__Brief__
In the material below, please retype the lines from the very first through the one with "from matplotlib.ticker import MultipleLocator", exactly and without pictures.

__Data provided__
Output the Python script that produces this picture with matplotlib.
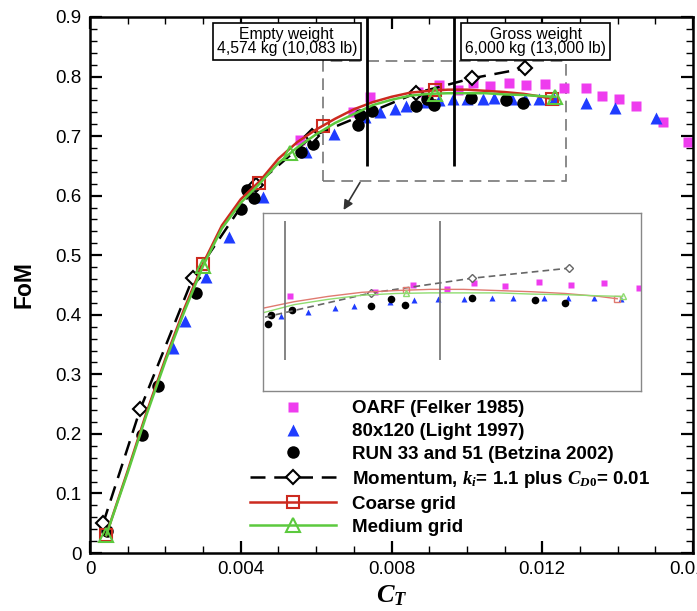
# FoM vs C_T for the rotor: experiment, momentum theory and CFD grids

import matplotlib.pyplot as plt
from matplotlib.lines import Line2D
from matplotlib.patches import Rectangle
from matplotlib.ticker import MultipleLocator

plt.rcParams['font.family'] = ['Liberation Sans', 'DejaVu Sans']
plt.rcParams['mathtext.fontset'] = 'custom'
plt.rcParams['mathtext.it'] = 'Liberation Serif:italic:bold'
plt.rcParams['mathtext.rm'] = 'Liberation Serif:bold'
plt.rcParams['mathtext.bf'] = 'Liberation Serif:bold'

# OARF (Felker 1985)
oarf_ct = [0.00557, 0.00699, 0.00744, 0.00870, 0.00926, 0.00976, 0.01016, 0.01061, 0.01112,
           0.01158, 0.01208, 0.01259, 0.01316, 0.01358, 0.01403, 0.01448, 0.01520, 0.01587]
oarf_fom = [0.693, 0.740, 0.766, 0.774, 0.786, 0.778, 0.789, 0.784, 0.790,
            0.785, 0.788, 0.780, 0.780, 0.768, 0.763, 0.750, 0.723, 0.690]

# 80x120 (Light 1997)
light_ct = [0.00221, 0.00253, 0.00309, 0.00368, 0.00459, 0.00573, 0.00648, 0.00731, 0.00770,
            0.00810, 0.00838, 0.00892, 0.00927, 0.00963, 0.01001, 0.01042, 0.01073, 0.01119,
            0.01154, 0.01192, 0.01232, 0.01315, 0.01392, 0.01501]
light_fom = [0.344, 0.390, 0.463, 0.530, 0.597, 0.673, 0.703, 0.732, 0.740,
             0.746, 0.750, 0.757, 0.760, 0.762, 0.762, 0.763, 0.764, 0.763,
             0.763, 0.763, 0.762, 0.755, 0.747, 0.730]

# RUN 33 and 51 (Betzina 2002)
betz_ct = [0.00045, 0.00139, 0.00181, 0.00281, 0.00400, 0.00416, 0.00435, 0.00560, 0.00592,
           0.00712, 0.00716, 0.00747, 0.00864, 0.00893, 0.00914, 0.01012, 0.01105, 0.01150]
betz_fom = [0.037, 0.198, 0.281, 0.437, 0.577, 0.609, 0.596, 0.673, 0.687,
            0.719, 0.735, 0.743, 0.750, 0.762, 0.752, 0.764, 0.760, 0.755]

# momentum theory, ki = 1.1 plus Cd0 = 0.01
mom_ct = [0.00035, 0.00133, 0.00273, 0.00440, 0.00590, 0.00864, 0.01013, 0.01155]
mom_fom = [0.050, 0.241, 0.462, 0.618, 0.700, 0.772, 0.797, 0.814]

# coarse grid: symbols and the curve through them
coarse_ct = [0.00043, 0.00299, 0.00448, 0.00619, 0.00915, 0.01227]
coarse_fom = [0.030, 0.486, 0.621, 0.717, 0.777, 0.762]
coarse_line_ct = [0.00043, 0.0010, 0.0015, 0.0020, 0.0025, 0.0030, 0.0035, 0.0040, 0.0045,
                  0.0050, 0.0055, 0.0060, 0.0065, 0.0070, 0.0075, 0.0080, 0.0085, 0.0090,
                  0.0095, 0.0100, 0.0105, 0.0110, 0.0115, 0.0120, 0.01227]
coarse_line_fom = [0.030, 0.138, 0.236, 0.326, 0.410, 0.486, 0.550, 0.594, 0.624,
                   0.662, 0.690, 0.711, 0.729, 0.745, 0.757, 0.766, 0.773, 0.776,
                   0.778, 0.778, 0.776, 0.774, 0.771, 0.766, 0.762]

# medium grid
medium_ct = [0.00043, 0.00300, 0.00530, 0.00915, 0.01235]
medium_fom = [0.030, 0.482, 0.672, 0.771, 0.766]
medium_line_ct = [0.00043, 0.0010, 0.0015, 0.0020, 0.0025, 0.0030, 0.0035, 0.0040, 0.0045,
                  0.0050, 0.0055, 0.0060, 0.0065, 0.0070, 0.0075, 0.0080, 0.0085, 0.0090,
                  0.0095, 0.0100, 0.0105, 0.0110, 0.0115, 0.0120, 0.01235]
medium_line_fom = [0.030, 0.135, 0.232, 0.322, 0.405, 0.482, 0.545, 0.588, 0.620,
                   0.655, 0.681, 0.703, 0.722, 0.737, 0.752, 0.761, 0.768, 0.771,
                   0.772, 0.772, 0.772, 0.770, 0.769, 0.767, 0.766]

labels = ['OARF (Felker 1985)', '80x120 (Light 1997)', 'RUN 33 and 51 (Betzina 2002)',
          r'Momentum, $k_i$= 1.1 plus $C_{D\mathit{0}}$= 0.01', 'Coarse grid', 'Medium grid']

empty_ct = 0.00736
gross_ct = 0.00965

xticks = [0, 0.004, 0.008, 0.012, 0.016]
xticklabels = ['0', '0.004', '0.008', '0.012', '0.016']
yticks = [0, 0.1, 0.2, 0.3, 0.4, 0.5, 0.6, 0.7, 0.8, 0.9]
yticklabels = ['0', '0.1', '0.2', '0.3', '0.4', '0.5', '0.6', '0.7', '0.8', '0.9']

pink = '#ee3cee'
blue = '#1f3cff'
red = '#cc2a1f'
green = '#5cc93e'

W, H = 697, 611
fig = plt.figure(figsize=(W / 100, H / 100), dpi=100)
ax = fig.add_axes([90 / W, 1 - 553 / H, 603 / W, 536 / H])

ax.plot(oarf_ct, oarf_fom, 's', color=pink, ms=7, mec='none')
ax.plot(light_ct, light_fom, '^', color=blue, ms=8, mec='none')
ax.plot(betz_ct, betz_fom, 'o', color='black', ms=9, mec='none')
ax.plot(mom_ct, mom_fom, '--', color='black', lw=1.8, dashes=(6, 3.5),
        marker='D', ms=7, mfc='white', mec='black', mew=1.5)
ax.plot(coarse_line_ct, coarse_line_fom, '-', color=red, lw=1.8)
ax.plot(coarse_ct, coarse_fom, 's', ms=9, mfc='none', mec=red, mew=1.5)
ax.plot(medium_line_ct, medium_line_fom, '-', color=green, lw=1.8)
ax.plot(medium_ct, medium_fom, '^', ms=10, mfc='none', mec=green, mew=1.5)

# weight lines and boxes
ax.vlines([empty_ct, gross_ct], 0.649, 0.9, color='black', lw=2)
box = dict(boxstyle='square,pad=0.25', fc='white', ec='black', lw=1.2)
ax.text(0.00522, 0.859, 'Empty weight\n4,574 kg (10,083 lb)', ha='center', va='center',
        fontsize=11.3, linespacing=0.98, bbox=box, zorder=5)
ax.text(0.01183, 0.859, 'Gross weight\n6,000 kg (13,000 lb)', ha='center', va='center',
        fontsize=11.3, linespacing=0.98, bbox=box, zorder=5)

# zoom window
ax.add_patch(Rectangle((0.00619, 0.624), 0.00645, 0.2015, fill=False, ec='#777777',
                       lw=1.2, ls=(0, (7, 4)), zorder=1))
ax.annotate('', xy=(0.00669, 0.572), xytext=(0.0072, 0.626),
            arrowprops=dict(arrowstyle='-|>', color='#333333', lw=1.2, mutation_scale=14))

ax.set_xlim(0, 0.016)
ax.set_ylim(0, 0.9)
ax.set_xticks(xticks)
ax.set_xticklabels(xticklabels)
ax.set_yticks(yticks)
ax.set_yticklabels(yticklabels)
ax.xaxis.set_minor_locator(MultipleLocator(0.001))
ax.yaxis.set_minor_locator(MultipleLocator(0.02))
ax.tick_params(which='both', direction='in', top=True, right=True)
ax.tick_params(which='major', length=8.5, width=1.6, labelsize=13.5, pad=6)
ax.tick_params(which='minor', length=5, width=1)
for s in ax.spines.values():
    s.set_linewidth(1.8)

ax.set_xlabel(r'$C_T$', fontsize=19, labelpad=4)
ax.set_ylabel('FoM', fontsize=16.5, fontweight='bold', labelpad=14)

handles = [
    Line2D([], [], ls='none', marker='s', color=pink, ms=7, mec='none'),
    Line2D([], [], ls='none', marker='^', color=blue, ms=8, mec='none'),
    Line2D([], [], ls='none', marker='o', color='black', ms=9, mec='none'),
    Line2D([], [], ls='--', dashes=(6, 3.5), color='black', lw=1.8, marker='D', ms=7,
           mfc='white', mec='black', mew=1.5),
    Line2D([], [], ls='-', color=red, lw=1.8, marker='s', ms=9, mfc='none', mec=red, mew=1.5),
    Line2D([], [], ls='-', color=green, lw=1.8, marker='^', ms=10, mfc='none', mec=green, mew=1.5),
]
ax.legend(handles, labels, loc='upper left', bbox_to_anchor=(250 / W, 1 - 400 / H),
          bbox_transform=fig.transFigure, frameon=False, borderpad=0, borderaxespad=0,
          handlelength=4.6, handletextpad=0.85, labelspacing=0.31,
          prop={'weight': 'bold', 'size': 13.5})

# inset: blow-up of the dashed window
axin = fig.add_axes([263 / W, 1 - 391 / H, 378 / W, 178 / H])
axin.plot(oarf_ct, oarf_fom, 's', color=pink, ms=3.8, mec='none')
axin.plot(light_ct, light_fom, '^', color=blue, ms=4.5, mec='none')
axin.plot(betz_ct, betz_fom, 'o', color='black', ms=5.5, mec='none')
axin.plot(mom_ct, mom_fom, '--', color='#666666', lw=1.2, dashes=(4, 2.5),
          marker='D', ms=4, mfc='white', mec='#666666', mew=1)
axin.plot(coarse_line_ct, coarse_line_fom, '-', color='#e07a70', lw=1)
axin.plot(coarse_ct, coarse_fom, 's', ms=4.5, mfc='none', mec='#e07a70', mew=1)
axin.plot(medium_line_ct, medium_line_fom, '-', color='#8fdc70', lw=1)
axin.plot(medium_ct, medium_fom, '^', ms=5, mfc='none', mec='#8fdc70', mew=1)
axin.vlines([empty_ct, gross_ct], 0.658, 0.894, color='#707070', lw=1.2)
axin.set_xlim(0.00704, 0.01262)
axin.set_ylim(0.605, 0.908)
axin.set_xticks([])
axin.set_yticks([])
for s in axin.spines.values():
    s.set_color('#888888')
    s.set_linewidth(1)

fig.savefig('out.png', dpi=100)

__Completed exercise__
Output the Python script that produces this picture with matplotlib.
# FoM vs C_T for the rotor: experiment, momentum theory and CFD grids

import matplotlib.pyplot as plt
from matplotlib.lines import Line2D
from matplotlib.patches import Rectangle
from matplotlib.ticker import MultipleLocator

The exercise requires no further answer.